=== TASK INSTRUCTIONS ===
Retype the stretch of lines that starts at the line containing "Generate a Python" and ends at the line containing "plt.rcParams['font.family'] = ['Lato', 'DejaVu", inclusive. Do not include pictures.

= = = =

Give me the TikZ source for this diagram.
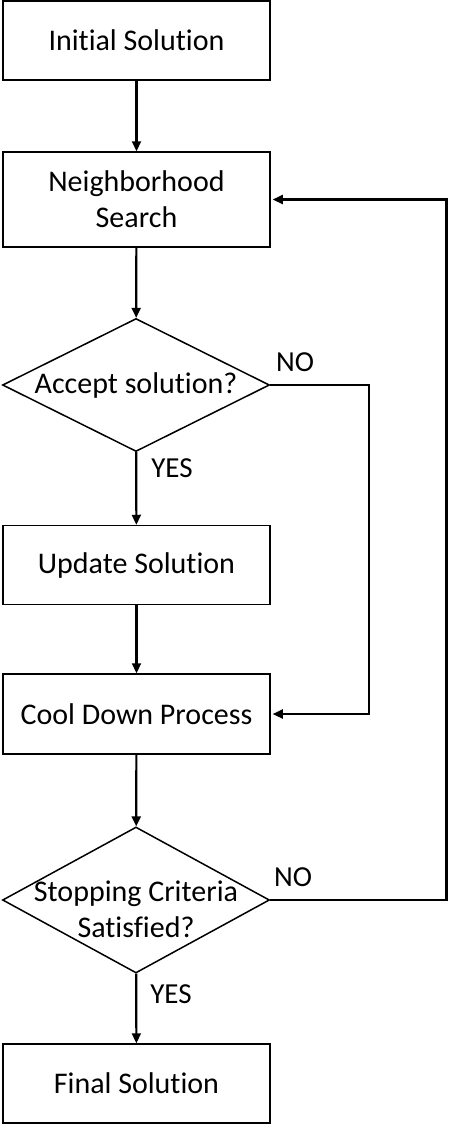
\documentclass[tikz,border=0pt]{standalone}
\usepackage{fontspec}
\setmainfont{Carlito}[Ligatures=NoCommon]
\usetikzlibrary{shapes.geometric,arrows.meta}

\tikzset{
    stepbox/.style={draw, line width=1.5pt, rectangle, minimum width=267pt,
        inner sep=0pt, align=center, font=\fontsize{30}{36}\selectfont},
    decision/.style={draw, line width=1.5pt, diamond, minimum width=267pt,
        inner sep=0pt, font=\fontsize{30}{36}\selectfont},
    flow/.style={line width=2.2pt, -{Triangle[length=10pt,width=9pt]}},
    answer/.style={font=\fontsize{29}{34}\selectfont, inner sep=0pt}
}

\begin{document}
\begin{tikzpicture}[x=1pt, y=-1pt]
    \useasboundingbox (0,0) rectangle (449,1125);
    % Draw steps and decisions
    \node[stepbox, minimum height=79pt] (init) at (136.5,40.5) {Initial Solution};
    \node[stepbox, minimum height=95pt] (nbr) at (136.5,199.5) {Neighborhood\\Search};
    \node[decision, minimum height=133pt,
        label={[font=\fontsize{30}{36}\selectfont]center:Accept solution?}] (accept) at (136,385) {};
    \node[stepbox, minimum height=79pt] (update) at (136.5,565) {Update Solution};
    \node[stepbox, minimum height=80pt] (cool) at (136.5,714) {Cool Down Process};
    \node[decision, minimum height=146pt,
        label={[align=center, yshift=-9pt, font=\fontsize{30}{36}\selectfont]center:{Stopping Criteria\\Satisfied?}}] (stop) at (136,900) {};
    \node[stepbox, minimum height=79pt] (final) at (136.5,1083.5) {Final Solution};
    % Draw main flow
    \foreach \a/\b in {init/nbr, nbr/accept, accept/update, update/cool, cool/stop, stop/final} {
        \draw[flow] (\a) -- (\b);
    }
    % Draw loops back
    \coordinate (acceptturn) at (369,385);
    \coordinate (stopturn) at (446.5,900);
    \draw[flow, shorten >=2pt] (accept.east) -- (acceptturn) |- (cool.east);
    \draw[flow, shorten >=2pt] (stop.east) -- (stopturn) |- (nbr.east);
    % Draw answers
    \node[answer] (acceptno) at (295,362) {NO};
    \node[answer] (acceptyes) at (172,468) {YES};
    \node[answer] (stopno) at (293,877) {NO};
    \node[answer] (stopyes) at (171,994) {YES};
\end{tikzpicture}
\end{document}
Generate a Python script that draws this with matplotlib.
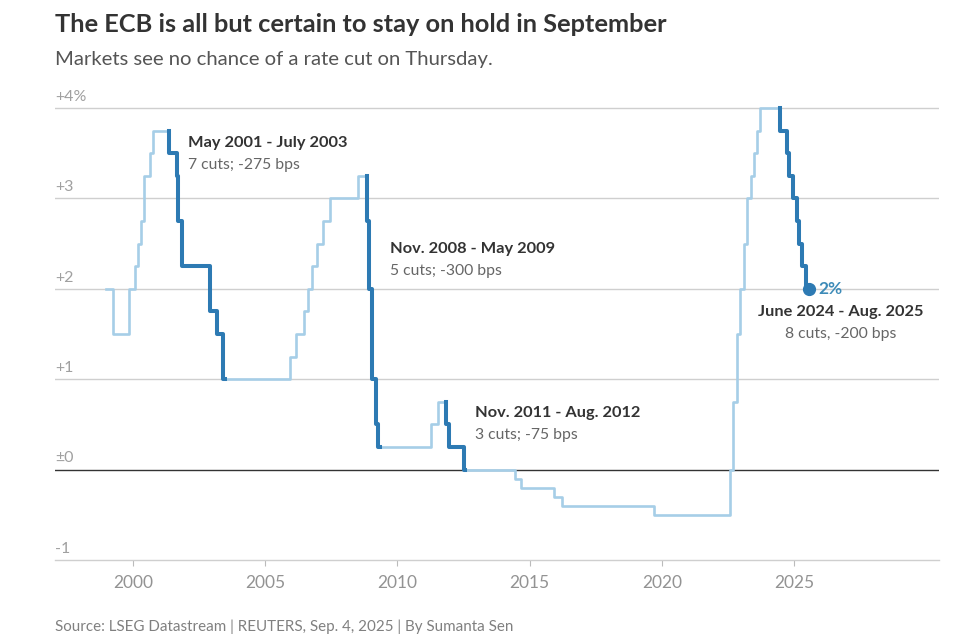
import matplotlib
matplotlib.use("Agg")
import matplotlib.pyplot as plt
import pandas as pd

plt.rcParams['font.family'] = ['Lato', 'DejaVu Sans']

# ECB deposit facility rate, date of each change and new level (%)
rate_dates = [
    "1999-01-01", "1999-04-09", "1999-11-05", "2000-02-04", "2000-03-17",
    "2000-04-28", "2000-06-09", "2000-09-01", "2000-10-06", "2001-05-11",
    "2001-08-31", "2001-09-18", "2001-11-09", "2002-12-06", "2003-03-07",
    "2003-06-06", "2005-12-06", "2006-03-08", "2006-06-15", "2006-08-09",
    "2006-10-11", "2006-12-13", "2007-03-14", "2007-06-13", "2008-07-09",
    "2008-11-12", "2008-12-10", "2009-01-21", "2009-03-11", "2009-04-08",
    "2011-04-13", "2011-07-13", "2011-11-09", "2011-12-14", "2012-07-11",
    "2014-06-11", "2014-09-10", "2015-12-09", "2016-03-16", "2019-09-18",
    "2022-07-27", "2022-09-14", "2022-11-02", "2022-12-21", "2023-02-08",
    "2023-03-22", "2023-05-10", "2023-06-21", "2023-08-02", "2023-09-20",
    "2024-06-12", "2024-09-18", "2024-10-23", "2024-12-18", "2025-02-05",
    "2025-03-12", "2025-04-23", "2025-06-11",
]
rates = [
    2.0, 1.5, 2.0, 2.25, 2.5,
    2.75, 3.25, 3.5, 3.75, 3.5,
    3.25, 2.75, 2.25, 1.75, 1.5,
    1.0, 1.25, 1.5, 1.75, 2.0,
    2.25, 2.5, 2.75, 3.0, 3.25,
    2.75, 2.0, 1.0, 0.5, 0.25,
    0.5, 0.75, 0.5, 0.25, 0.0,
    -0.1, -0.2, -0.3, -0.4, -0.5,
    0.0, 0.75, 1.5, 2.0, 2.5,
    3.0, 3.25, 3.5, 3.75, 4.0,
    3.75, 3.5, 3.25, 3.0, 2.75,
    2.5, 2.25, 2.0,
]
last_date = "2025-07-24"

# easing cycles that get the dark line
cycle_starts = ["2001-05-11", "2008-11-12", "2011-11-09", "2024-06-12"]
cycle_ends = ["2003-07-01", "2009-05-13", "2012-07-20", "2025-07-24"]
cycle_titles = ["May 2001 - July 2003", "Nov. 2008 - May 2009",
                "Nov. 2011 - Aug. 2012", "June 2024 - Aug. 2025"]
cycle_notes = ["7 cuts; -275 bps", "5 cuts; -300 bps",
               "3 cuts; -75 bps", "8 cuts, -200 bps"]

x_ticks = [2000, 2005, 2010, 2015, 2020, 2025]
y_ticks = [-1, 0, 1, 2, 3, 4]
y_labels = ["-1", "±0", "+1", "+2", "+3", "+4%"]

LIGHT = "#a6cee7"
DARK = "#2d7ab3"


def dec_year(s):
    d = pd.Timestamp(s)
    n = 366 if d.is_leap_year else 365
    return d.year + (d.dayofyear - 1) / n


# step vertices
xs, ys = [], []
for i, (d, r) in enumerate(zip(rate_dates, rates)):
    t = dec_year(d)
    if i > 0:
        xs.append(t)
        ys.append(rates[i - 1])
    xs.append(t)
    ys.append(r)
xs.append(dec_year(last_date))
ys.append(rates[-1])


def rate_at(t):
    v = rates[0]
    for d, r in zip(rate_dates, rates):
        if dec_year(d) <= t:
            v = r
    return v


fig = plt.figure(figsize=(9.76, 6.36), dpi=100)
ax = fig.add_axes([0.0564, 0.1195, 0.9056, 0.7178])

ax.plot(xs, ys, color=LIGHT, lw=1.9, zorder=3)

for s, e in zip(cycle_starts, cycle_ends):
    ts, te = dec_year(s), dec_year(e)
    hx = [x for x in xs if ts <= x <= te]
    hy = [y for x, y in zip(xs, ys) if ts <= x <= te]
    hx.append(te)
    hy.append(rate_at(te))
    ax.plot(hx, hy, color=DARK, lw=2.9, zorder=4)

ax.plot(xs[-1], ys[-1], 'o', color=DARK, ms=8.5, zorder=5)
ax.text(xs[-1] + 0.35, ys[-1], "2%", color="#3d8bb8", fontsize=12.5,
        fontweight='bold', va='center', ha='left')

ax.set_xlim(1997.06, 2030.47)
ax.set_ylim(-1, 4.05)

for v in y_ticks:
    if v == 0:
        ax.axhline(v, color="#333333", lw=1.0, zorder=2)
    elif v != -1:
        ax.axhline(v, color="#cfcfcf", lw=1.0, zorder=1)
for v, lab in zip(y_ticks, y_labels):
    ax.annotate(lab, xy=(0, v), xycoords=ax.get_yaxis_transform(),
                xytext=(0, 3), textcoords='offset points',
                ha='left', va='bottom', color="#a0a0a0", fontsize=11.5)

ax.set_yticks([])
ax.set_xticks(x_ticks)
ax.set_xticklabels([str(x) for x in x_ticks])
ax.tick_params(axis='x', length=4, width=0.8, color="#bbbbbb",
               labelcolor="#939393", labelsize=12.5, pad=7)
for side in ['top', 'left', 'right']:
    ax.spines[side].set_visible(False)
ax.spines['bottom'].set_color("#cfcfcf")
ax.spines['bottom'].set_linewidth(1.0)

# cycle labels
label_pos = [(2002.1, 3.61, 'left'), (2009.72, 2.44, 'left'),
             (2012.94, 0.63, 'left'), (2026.77, 1.74, 'center')]
for (lx, ly, ha), t1, t2 in zip(label_pos, cycle_titles, cycle_notes):
    ax.text(lx, ly, t1, fontsize=11.8, fontweight='bold', color="#333333",
            ha=ha, va='center')
    ax.text(lx, ly - 0.245, t2, fontsize=11.3, color="#666666",
            ha=ha, va='center')

fig.text(0.0564, 0.962, "The ECB is all but certain to stay on hold in September",
         fontsize=18.3, fontweight='bold', color="#333333", va='center')
fig.text(0.0564, 0.906, "Markets see no chance of a rate cut on Thursday.",
         fontsize=14.6, color="#555555", va='center')
fig.text(0.0564, 0.014, "Source: LSEG Datastream | REUTERS, Sep. 4, 2025 | By Sumanta Sen",
         fontsize=10.9, color="#808080", va='center')

fig.savefig("out.png", dpi=100)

= = = =

=== WRITTEN RESPONSE ===
Generate a Python script that draws this with matplotlib.
import matplotlib
matplotlib.use("Agg")
import matplotlib.pyplot as plt
import pandas as pd

plt.rcParams['font.family'] = ['Lato', 'DejaVu Sans']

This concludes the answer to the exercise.